In particolare ci colpiscono, nell’intervista al Prefetto Pecoraro, tre risposte.

La prima quando parla di “comportamento inspiegabile” da parte dell’agente di polizia (diventato ormai un artificiere”) che calpesta una ragazza a terra. Il capo della polizia Pansa era stato, almeno su questo, più chiaro definendolo un cretino (non sappiamo se perché l’agente l’ha fatto o perché l’ha fatto davanti alle telecamere).

La seconda è quando legittima questi comportamenti sulla base della frenesia e della frustrazione degli agenti. Obiettivamente, questa categoria dell’anima non può essere circoscritta solo agli agenti. La frustrazione sta diventando qualcosa di molto più profondo, pesante e malefico in settori sempre più ampi della società sottoposti a traumi come lo sfratto, la perdita del lavoro, la difficoltà a curarsi, spesso la totale incertezza sul futuro.
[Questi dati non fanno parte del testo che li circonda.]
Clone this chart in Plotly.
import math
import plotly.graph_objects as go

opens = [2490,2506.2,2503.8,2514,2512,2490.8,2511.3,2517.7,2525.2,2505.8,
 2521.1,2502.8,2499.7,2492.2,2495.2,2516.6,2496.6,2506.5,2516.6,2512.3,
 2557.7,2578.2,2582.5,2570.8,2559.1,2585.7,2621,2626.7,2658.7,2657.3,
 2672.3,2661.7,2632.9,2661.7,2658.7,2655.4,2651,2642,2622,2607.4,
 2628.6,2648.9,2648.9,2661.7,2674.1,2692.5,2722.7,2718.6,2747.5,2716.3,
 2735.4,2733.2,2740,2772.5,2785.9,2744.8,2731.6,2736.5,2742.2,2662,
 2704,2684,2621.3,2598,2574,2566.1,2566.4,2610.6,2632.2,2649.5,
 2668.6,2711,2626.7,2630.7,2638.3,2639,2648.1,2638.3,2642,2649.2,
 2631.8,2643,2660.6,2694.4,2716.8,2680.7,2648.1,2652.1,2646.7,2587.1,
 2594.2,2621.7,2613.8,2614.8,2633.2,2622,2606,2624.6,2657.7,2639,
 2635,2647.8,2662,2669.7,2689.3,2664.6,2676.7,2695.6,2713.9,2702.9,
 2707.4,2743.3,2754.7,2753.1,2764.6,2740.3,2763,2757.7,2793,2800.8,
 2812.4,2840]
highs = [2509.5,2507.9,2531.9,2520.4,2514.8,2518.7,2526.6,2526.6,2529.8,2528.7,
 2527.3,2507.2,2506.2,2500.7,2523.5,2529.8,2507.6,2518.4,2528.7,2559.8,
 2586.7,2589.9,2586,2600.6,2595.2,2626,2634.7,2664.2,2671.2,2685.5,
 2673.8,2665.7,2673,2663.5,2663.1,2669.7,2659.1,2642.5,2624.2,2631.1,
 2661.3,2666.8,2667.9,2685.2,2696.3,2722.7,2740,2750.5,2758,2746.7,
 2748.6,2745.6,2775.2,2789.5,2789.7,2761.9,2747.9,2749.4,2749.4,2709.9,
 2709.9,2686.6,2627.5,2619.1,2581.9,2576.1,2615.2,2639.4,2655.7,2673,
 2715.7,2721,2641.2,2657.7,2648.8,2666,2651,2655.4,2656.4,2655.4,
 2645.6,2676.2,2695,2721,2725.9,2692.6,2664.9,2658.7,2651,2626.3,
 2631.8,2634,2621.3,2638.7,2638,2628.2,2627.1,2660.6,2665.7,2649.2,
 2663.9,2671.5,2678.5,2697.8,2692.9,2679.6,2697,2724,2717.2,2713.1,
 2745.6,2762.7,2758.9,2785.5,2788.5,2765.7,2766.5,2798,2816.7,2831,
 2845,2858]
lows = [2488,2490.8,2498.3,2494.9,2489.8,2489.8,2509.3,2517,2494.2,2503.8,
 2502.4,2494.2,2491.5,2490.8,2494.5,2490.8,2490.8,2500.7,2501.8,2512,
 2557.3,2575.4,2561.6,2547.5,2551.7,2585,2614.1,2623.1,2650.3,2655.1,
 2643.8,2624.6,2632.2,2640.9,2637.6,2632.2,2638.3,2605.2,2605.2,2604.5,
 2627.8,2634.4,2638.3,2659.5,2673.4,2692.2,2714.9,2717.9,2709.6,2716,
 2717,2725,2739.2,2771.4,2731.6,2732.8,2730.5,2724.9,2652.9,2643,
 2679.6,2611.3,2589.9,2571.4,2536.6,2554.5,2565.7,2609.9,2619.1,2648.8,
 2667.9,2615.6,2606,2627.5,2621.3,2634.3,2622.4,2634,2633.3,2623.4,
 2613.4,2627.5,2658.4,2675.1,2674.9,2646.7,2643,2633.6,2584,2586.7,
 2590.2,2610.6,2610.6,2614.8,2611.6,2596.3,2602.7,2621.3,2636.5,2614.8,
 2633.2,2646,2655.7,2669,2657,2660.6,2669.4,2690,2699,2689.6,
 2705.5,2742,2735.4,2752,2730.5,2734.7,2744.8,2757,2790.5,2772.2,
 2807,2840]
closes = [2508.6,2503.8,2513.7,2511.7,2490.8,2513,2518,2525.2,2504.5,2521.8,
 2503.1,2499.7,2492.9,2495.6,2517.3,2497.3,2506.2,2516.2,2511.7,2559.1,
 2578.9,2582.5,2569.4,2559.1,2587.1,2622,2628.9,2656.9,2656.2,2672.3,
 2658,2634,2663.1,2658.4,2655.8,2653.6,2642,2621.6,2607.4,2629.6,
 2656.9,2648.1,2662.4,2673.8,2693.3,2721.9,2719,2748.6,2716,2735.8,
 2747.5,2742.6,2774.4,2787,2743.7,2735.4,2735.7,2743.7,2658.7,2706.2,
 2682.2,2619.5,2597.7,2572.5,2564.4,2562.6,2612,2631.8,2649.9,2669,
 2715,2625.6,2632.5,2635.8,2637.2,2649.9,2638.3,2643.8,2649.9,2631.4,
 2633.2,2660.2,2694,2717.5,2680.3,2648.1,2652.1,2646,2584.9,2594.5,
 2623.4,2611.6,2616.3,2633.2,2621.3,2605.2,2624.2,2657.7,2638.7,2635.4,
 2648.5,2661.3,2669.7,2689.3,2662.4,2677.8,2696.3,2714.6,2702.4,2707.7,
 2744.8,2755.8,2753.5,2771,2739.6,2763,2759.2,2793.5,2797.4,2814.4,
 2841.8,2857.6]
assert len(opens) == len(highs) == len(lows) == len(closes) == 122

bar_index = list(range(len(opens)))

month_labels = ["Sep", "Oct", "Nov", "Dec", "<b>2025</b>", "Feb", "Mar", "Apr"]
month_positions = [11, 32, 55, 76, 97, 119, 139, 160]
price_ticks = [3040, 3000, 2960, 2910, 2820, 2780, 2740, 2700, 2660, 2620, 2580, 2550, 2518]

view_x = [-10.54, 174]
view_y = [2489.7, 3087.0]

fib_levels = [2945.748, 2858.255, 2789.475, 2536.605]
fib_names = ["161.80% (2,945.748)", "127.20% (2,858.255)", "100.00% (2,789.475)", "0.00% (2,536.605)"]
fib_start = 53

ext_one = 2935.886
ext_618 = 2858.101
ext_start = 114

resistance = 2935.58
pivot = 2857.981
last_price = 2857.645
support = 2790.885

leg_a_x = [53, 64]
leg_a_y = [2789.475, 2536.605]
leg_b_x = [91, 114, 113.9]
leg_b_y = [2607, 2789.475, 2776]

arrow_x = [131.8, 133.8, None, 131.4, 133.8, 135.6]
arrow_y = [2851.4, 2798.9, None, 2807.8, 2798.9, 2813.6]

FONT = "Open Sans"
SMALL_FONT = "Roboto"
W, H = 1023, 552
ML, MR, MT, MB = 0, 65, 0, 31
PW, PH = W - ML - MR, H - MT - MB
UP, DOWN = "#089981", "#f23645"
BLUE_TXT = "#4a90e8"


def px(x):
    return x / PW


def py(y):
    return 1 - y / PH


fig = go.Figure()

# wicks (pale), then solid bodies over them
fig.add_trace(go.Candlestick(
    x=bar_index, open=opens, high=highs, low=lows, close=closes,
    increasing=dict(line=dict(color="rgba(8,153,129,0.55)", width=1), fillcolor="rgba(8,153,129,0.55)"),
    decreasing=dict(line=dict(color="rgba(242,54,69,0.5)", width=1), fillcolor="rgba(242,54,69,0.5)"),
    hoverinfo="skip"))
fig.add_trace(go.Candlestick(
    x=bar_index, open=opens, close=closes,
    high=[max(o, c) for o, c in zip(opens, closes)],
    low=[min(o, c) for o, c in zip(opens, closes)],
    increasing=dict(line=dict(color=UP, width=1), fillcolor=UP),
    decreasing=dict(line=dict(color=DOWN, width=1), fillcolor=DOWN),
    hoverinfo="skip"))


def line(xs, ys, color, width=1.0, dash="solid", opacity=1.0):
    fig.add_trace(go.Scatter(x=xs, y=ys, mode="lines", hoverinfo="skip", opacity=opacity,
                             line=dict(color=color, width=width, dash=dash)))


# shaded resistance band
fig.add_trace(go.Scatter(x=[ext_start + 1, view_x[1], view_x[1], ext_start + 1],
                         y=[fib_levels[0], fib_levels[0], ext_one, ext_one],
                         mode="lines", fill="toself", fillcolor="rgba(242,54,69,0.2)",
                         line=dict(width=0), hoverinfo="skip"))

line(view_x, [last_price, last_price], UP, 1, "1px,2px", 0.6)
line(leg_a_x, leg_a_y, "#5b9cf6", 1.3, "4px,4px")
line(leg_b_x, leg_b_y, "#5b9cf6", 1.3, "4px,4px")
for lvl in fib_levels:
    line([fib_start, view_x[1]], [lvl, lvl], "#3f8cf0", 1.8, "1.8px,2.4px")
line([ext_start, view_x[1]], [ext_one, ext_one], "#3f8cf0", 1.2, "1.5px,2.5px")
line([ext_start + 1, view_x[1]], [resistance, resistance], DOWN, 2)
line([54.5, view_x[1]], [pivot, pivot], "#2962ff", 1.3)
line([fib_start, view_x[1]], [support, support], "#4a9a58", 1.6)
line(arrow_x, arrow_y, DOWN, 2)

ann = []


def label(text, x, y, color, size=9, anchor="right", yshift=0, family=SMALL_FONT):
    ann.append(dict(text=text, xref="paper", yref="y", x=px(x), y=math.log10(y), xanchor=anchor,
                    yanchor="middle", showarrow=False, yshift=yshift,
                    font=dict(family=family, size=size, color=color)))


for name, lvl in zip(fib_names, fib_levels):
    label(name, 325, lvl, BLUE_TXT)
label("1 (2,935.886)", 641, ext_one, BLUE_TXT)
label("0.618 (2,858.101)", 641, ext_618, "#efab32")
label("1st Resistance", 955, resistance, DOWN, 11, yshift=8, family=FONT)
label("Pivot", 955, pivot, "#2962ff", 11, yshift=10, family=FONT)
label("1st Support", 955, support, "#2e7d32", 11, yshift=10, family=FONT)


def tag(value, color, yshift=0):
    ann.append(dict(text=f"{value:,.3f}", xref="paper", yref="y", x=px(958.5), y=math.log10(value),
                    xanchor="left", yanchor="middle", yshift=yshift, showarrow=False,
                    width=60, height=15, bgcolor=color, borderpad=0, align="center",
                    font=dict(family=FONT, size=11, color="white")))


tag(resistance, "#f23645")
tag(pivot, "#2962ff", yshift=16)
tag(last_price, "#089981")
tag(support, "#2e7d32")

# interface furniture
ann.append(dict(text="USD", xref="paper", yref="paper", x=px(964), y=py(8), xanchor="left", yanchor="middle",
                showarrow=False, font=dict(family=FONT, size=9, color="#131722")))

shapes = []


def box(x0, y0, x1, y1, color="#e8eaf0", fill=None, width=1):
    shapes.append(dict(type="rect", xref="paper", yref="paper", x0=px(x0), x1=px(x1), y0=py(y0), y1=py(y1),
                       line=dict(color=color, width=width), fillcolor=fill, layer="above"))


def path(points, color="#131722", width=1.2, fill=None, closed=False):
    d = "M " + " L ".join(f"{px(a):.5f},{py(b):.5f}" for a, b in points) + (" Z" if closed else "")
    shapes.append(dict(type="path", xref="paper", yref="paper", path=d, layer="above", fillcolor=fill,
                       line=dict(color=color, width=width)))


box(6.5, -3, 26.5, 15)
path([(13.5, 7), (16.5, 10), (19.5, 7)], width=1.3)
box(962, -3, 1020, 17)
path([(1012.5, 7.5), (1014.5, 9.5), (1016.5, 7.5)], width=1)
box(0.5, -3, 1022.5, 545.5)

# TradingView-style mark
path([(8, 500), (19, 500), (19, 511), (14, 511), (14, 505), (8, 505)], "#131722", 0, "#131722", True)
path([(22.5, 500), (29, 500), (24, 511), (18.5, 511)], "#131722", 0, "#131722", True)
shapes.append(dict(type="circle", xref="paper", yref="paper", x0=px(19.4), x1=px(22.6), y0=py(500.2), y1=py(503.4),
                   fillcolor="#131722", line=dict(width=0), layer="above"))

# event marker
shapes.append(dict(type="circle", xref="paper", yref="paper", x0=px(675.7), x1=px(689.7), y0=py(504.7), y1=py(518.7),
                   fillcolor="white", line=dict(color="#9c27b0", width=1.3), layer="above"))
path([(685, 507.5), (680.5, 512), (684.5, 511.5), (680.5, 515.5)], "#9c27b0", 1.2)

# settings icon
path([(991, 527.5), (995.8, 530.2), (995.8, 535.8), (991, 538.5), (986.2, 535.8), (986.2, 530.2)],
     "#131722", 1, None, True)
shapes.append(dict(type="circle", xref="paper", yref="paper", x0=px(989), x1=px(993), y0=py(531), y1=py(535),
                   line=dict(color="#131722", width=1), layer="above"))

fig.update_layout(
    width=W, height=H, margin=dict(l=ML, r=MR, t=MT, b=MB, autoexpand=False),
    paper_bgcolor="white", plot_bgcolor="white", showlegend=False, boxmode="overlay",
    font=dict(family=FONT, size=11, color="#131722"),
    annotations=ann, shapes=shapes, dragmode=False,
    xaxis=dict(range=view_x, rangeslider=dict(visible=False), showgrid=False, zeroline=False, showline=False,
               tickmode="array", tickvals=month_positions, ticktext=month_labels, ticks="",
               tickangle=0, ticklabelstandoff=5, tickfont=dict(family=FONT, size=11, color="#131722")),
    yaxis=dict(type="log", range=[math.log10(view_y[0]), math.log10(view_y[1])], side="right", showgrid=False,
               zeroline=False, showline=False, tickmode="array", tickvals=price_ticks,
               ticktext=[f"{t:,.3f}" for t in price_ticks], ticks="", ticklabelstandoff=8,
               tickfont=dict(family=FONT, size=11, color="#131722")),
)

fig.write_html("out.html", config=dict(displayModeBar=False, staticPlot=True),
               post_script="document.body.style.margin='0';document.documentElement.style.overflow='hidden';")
In secondo luogo i 1.200 euro al mese, che sono pochi per tutti, agenti e non agenti, stanno diventando un miraggio per gran parte delle nuove leve del lavoro salariato ed anche di quello autonomo. Dunque se questi sono i parametri che giustificano “comportamenti inspiegabili” possiamo affermare tranquillamente che chi scende in piazza in questa fase storica avrebbe motivi in abbondanza per rompere le regole.

La terza è l’allusione allo “scambio”: noi introduciamo i codici di identificazione degli agenti (come avviene già negli altri paesi, NdR) e i manifestanti non si portano più i caschi nei cortei. Un ragionamento che potrebbe avere una sua ragione su eventuali strumenti offensivi, ma un casco ha una funzione meramente protettiva generalmente riconosciuta (altrimenti percè sarebbe obbligatorio per andare anche su motorini di piccola cilindrata, NdR). Insomma chiedere ai manifestanti di essere anche volontariamente carne da macello e da manganello appare uno scambio decisamente inuguale.

 Viene da sé che le spiegazioni offerte dal Prefetto Pecoraro appaiono quantomeno poco plausibili nel contesto di ciò che continuiamo a vedere nelle piazze e nelle strade del nostro paese.